Thursday, April 7, 2011

In Defence of Fat Women

Chesterton's poetry includes some razor-sharp parodies and lampoons of other poets. Here he rushes to the defence of the fat white woman seen on a train by Frances Cornford (died 1960), lines from which often appear in books of quotations. I imagine that Chesterton's chivalry and his sense of solidarity with another person of girth both motivated his satire here!

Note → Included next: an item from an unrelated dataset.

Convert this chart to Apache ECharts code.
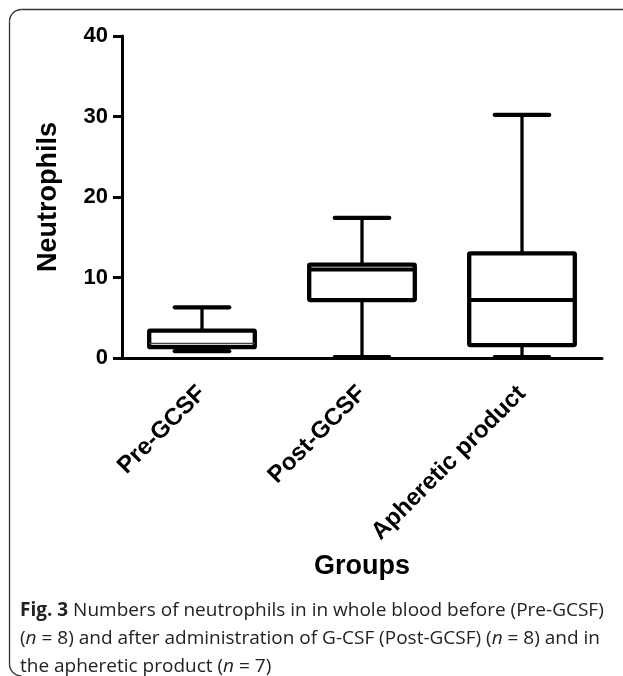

To a Fat Lady Seen From the Train
– Frances Cornford

O why do you walk through the fields in gloves,
Missing so much and so much?
O fat white woman whom nobody loves,
Why do you walk through the fields in gloves,
When the grass is soft as the breast of doves
And shivering sweet to the touch?
O why do you walk through the fields in gloves,
Missing so much and so much?

The Fat White Woman Speaks
--GK Chesterton

Why do you rush through the field in trains,
Guessing so much and so much?
Why do you flash through the flowery meads,
Fat-head poet that nobody reads;
And why do you know such a frightful lot
About people in gloves as such?
And how the devil can you be sure,
Guessing so much and so much,
How do you know but what someone who loves
Always to see me in nice white gloves
At the end of the field you are rushing by,
Is waiting for his Old Dutch?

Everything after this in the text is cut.